Your team must be ready to act on uncomfortable truths. Customer feedback often challenges internal assumptions about product-market fit, brand positioning, or customer priorities. If leadership isn't prepared to pivot based on customer reality, save the investment.

Budget for both discovery and implementation. Voice of the customer isn't just research — it's the foundation for marketing copy, product development, and customer experience improvements that drive measurable results.

Finally, establish clear success metrics upfront. Whether it's improved ad performance, higher conversion rates, or increased customer lifetime value, know what winning looks like before you start.

How to Prepare Before You Start

Start with your customer database. Identify high-value customers, recent purchasers, and importantly, people who browsed but didn't buy. Each segment holds different insights about your brand's appeal and friction points.

Map your current customer journey and identify the biggest question marks. Where do potential customers drop off? Which products have high return rates? What seasonal patterns puzzle your team? These gaps become your conversation priorities.

Brief your team on what to expect. Customer conversations reveal both opportunities and problems. Prepare for insights that challenge product decisions, marketing messages, or operational assumptions. The most valuable feedback often stings initially.

Fashion brands that embrace customer reality — even when it contradicts internal beliefs — consistently outperform those that filter feedback through their own assumptions.

Early Warning Signs

Several indicators suggest you're ready for voice of the customer investment. If your email open rates are declining despite list growth, customers may be losing connection with your brand voice. When return rates increase without clear product quality issues, the problem often lies in expectation misalignment.

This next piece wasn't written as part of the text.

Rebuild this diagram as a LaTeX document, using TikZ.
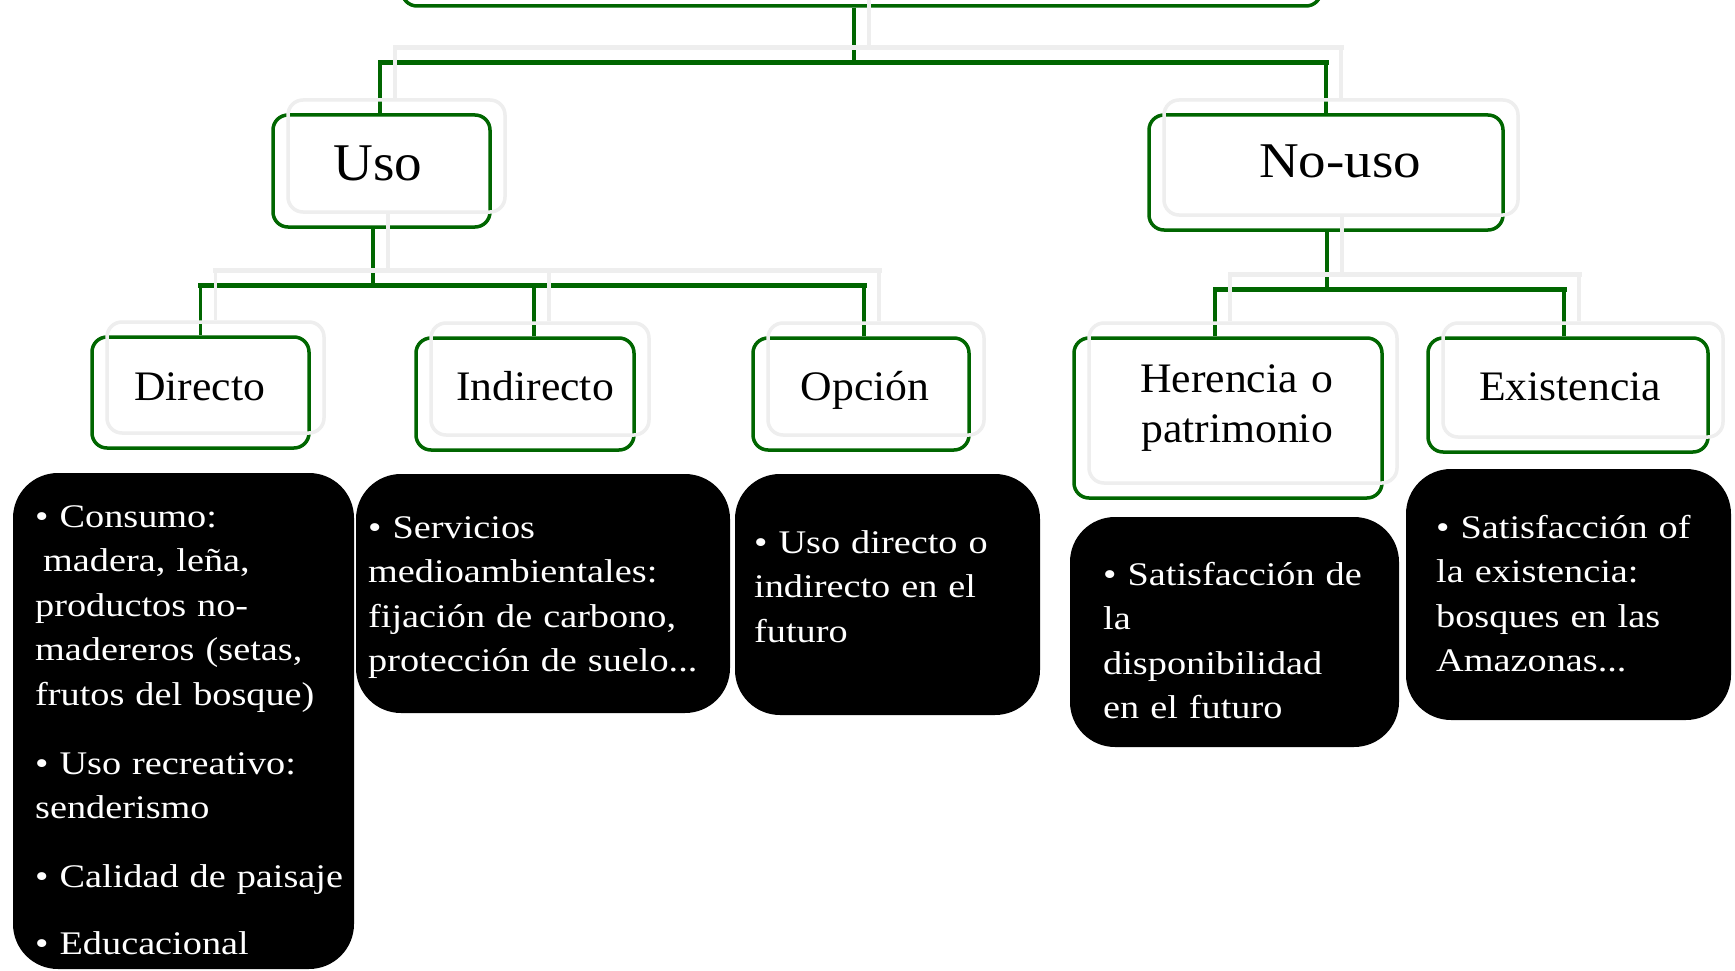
\documentclass[tikz,border=0pt]{standalone}
\usepackage{fontspec}
\setmainfont{Liberation Serif}
\newfontfamily\bodyfont{Liberation Serif}[FakeStretch=1.16]
\newfontfamily\lblfont{Liberation Serif}[FakeStretch=1.04]
\newfontfamily\wlblfont{Liberation Serif}[FakeStretch=1.1]
\definecolor{dgreen}{RGB}{0,102,0}
\definecolor{shgray}{RGB}{238,238,238}
\colorlet{tcol}{dgreen}
\newcommand\mytree{%
  \node[gbox, minimum width=919, minimum height=106] (top) at (861.5,-47) {};
  \node[gbox, minimum width=217, minimum height=112] (uso) at (381.5,171) {};
  \node[gbox, minimum width=354, minimum height=115] (nouso) at (1326,172.5) {};
  \node[gbox, minimum width=217, minimum height=111] (dir) at (200.5,392.5) {};
  \node[gbox, minimum width=218, minimum height=112] (ind) at (525,394) {};
  \node[gbox, minimum width=216, minimum height=112] (opc) at (861,394) {};
  \node[gbox, minimum width=308, minimum height=160] (her) at (1228,418) {};
  \node[gbox, minimum width=280, minimum height=114] (exi) at (1568,395) {};
  % level 1
  \coordinate (j0) at (854,63);
  \draw[vline] (top.south -| j0) -- (j0);
  \draw[bus] ([xshift=-1.5]uso.north |- j0) -- (nouso.north |- j0);
  \draw[vline] ([xshift=-1.5]uso.north |- j0) -- ([xshift=-1.5]uso.north);
  \draw[vline] (nouso.north |- j0) -- (nouso.north);
  % level 2 left
  \coordinate (j1) at (373,285);
  \draw[vline] (uso.south -| j1) -- (j1);
  \draw[bus] (dir.north |- j1) -- ([xshift=3]opc.north |- j1);
  \draw[vline] (dir.north |- j1) -- (dir.north);
  \draw[vline] ([xshift=9]ind.north |- j1) -- ([xshift=9]ind.north);
  \draw[vline] ([xshift=3]opc.north |- j1) -- ([xshift=3]opc.north);
  % level 2 right
  \coordinate (j2) at (1327,289);
  \draw[vline] (nouso.south -| j2) -- (j2);
  \draw[bus] ([xshift=-13]her.north |- j2) -- ([xshift=-4]exi.north |- j2);
  \draw[vline] ([xshift=-13]her.north |- j2) -- ([xshift=-13]her.north);
  \draw[vline] ([xshift=-4]exi.north |- j2) -- ([xshift=-4]exi.north);
}
\begin{document}
\begin{tikzpicture}[x=1pt,y=-1pt,
  gbox/.style={draw=tcol, line width=3.5pt, rounded corners=15pt, inner sep=0pt},
  vline/.style={draw=tcol, line width=3.5pt},
  bus/.style={draw=tcol, line width=5pt, line cap=rect},
  bbox/.style={fill=black, rounded corners=45pt, inner sep=0pt},
  btext/.style={text=white, font=\bodyfont\fontsize{33}{44.6}\selectfont, text width=400pt, align=left, inner sep=0pt, anchor=base west},
  lbl/.style={font=\lblfont\fontsize{42}{50}\selectfont, inner sep=0pt, anchor=base}]
\useasboundingbox (0,0) rectangle (1735,971);
\clip (0,0) rectangle (1735,971);
\fill[white] (0,0) rectangle (1735,971);
% main tree
\mytree
% light shadow copy
\begin{scope}[shift={(15,-15)}, name prefix=s-]
  \colorlet{tcol}{shgray}
  \mytree
\end{scope}
% labels
\node[lbl, font=\lblfont\fontsize{53}{60}\selectfont] (uso-l) at (378,180) {Uso};
\node[lbl, font=\wlblfont\fontsize{50}{60}\selectfont] (nouso-l) at (1340,177) {No-uso};
\node[lbl] (dir-l) at (199.5,400) {Directo};
\node[lbl] (ind-l) at (535,400) {Indirecto};
\node[lbl] (opc-l) at (865,400) {Opción};
\node[lbl, align=center, text width=300pt] (her-l) at (1237,392) {Herencia o\\patrimonio};
\node[lbl] (exi-l) at (1570,400) {Existencia};
% black boxes
\node[bbox, minimum width=341, minimum height=496] (d1) at (183.5,721) {};
\node[bbox, minimum width=374, minimum height=239] (d2) at (543,593.5) {};
\node[bbox, minimum width=305, minimum height=241] (d3) at (887.5,594.5) {};
\node[bbox, minimum width=329, minimum height=230] (d4) at (1234.5,632) {};
\node[bbox, minimum width=325, minimum height=251] (d5) at (1568.5,594.5) {};
\node[btext] (t1) at (35,527) {• Consumo:\\ \hspace*{8pt}madera, leña,\\ productos no-\\ madereros (setas,\\ frutos del bosque)\\[24pt] • Uso recreativo:\\ senderismo\\[24pt] • Calidad de paisaje\\[23pt] • Educacional};
\node[btext] (t2) at (368,538) {• Servicios\\ medioambientales:\\ fijación de carbono,\\ protección de suelo...};
\node[btext] (t3) at (754,553) {• Uso directo o\\ indirecto en el\\ futuro};
\node[btext] (t4) at (1103,585) {• Satisfacción de\\ la\\ disponibilidad\\ en el futuro};
\node[btext] (t5) at (1436,538) {• Satisfacción of\\ la existencia:\\ bosques en las\\ Amazonas...};
\end{tikzpicture}
\end{document}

Social media engagement that doesn't translate to sales points to a disconnect between brand perception and purchase drivers. Your audience loves your content but hesitates at checkout for reasons your analytics can't capture.

The most telling sign: when your team debates customer motivations during strategy meetings. If internal discussions center on what customers "should" want rather than what they actually want, direct customer conversations become essential.

Watch for seasonal surprises too. When product launches perform differently than expected or inventory moves in unpredictable patterns, customer conversations clarify the underlying demand drivers your data misses.

Building Your Action Plan

Design your voice of the customer program around specific business outcomes. Start with one clear goal: improving ad performance, reducing cart abandonment, or increasing repeat purchases. Focused programs generate actionable insights faster than broad discovery efforts.

Plan conversation segments strategically. Recent buyers reveal satisfaction drivers and upsell opportunities. Cart abandoners explain hesitation points. Long-time customers identify evolution opportunities and competitive threats.

Create feedback loops between customer insights and business operations. Customer language should directly inform ad copy, product descriptions, and email campaigns. Insights about fit concerns should reach product development. Price sensitivity feedback should influence promotion strategies.

Set realistic timelines for implementation. Customer conversations generate immediate insights, but translating those insights into improved performance takes 30-60 days. Plan for this lag between discovery and results.

Most importantly, budget for ongoing conversations, not one-time research. Customer preferences in fashion evolve continuously. Brands that maintain regular customer dialogue consistently outperform those that treat voice of the customer as periodic projects.